Manukian had already been narrowly elected from the electoral district
No. 15 during the May 12 nationwide parliamentary elections amid
allegations of massive vote rigging made by Mnatsakan Mnatsakanian,
his main rival and the mayor of the local town of Talin. The outcry
led the HHK leadership to force Manukian to renounce his parliament
mandate. The vote was re-run as a result.

The official vote results released on Monday showed Mnatsakanian coming
in second with 27.7 percent of the vote. Mnatsakanian was endorsed
by the Prosperous Armenia Party, one of the two junior partners in
the HHK-led governing coalition.

The other coalition partner, the Armenian Revolutionary Federation
(Dashnaktsutyun), also contested the repeat election. Its candidate,
Gurgen Shahinian, finished third with about 20 percent.

Both Mnatsakanian and Shahinian conceded defeat and said they will
not challenge the election outcome. Still, in separate interviews with
RFE/RL, they both complained that the HHK candidate heavily relied on
so-called "administrative resources" which are widely believed to have
greatly helped his party score a landslide victory in the May 12 polls.

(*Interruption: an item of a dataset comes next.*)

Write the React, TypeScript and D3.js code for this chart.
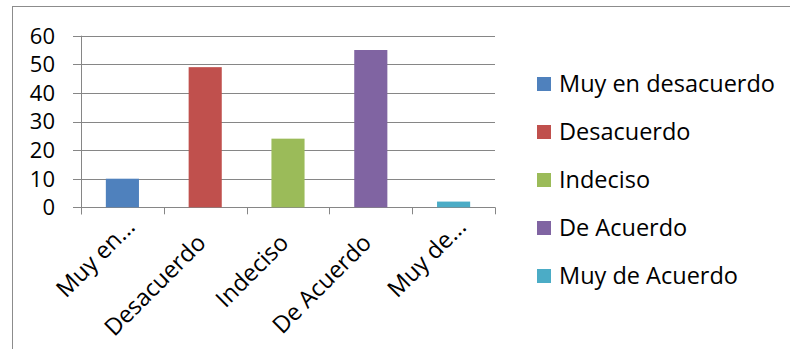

Opposition leader Raffi Hovannisian, another major candidate who
was shown winning only 3.4 percent of votes, called the election
deeply flawed but still congratulated Manukian. "The election process
was fundamentally unfree and unfair, with a variety of government
levers and resources being applied to voters in inappropriate and
often unlawful fashion," Hovannisian said in a statement. "Hopefully,
Armenia’s leaders will discharge their responsibilities with greater
integrity and legality in the future."

"In the interim, I congratulate Mr. Manukian and wish him well in
the service of his constituents from the 15th district," he added.

The ballot was found to be largely democratic by election-monitoring
organization It’s Your Choice, which claimed to have deployed observers
in all of the constituency’s 84 polling stations. "There were some
shortcomings," its chairman, Harutiun Hambarstumian, told RFE/RL. "But
they could not have affect the election results."

Not all local observers agreed, however. One of them, representing
a non-governmental youth organization, monitored Sunday’s voting in
Manukian’s native village of Mastara, also part of the constituency.

According to Ashot Ghazarian, Manukian’s loyalists openly agitated
for the HHK candidate despite a legal ban on any campaigning on
polling day.

In another local village, Ujan, the chairwoman of the precinct election
commission, Gyulnara Melkonian, alleged harassment by local residents
sympathetic to Shahinian and called in police. Melkonian claimed
that they became "aggressive" after she thwarted their attempts to
win the Dashnaktsutyun candidate extra votes by illegal means.

Manukian’s victory raises to 65 the number of seats officially held by
the HHK in Armenia’s 131-member parliament. Sarkisian’s party is also
assured of the backing of several ostensibly independent lawmakers,
giving it an absolute majority in the National Assembly.